Have you ever wanted to use mind control on your body? Apparently monkeys have managed to do so: the scientific journal Nature recently published research where two of the creatures successfully operated a virtual arm using only their brain waves.
Named Mango and Tangerine, the monkeys were trained to play a video game by first using a joystick to move an arm on screen, reports BBC News. To win a fruit juice reward, the limb had to capture one of three objects, based on specific texture. Each target was linked to a different vibration of the joystick, so even when it was removed, the animals' brains alone were able to perform the same task: their thoughts could both send out motor signals to control the arm as well as receive feedback to understand the objects’ textures, just like a physical one would normally function.
Since the arms in this research are digital, this type of mind-movement is not as paranormal as psychokinesis. Yet the technological innovation approaches this sort of magic, and its potential applications for human use is exciting: it could be used to create prosthetics for the paralyzed, helping patients regain movement as well as a sense of touch, wirelessly.

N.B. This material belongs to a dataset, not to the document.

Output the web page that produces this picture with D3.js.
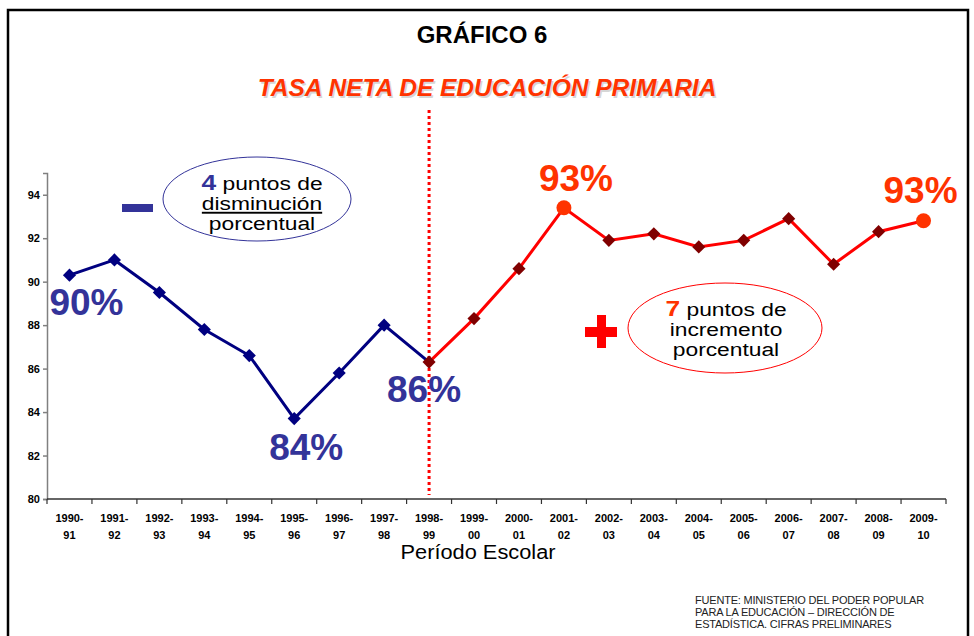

In fact, the computer engineer Gerwin Schalk has already started similar research on people according to The New York Times Magazine: he's devised a postcard-sized brain implant that allows patients to control the actions in a video game with their thoughts. Though initially intended for epileptics, the implant has the potential to evolve into a consumer product that could send signals to an iPhone, a computer or a car.
“A small opening in the skull, you plop a device in, wireless transmission and you’re done,” Schalk says. “It sounds crazy. But if you have something that works, people will do it in a nanosecond. Breast augmentation is totally invasive compared to this — and how many people do that every year?”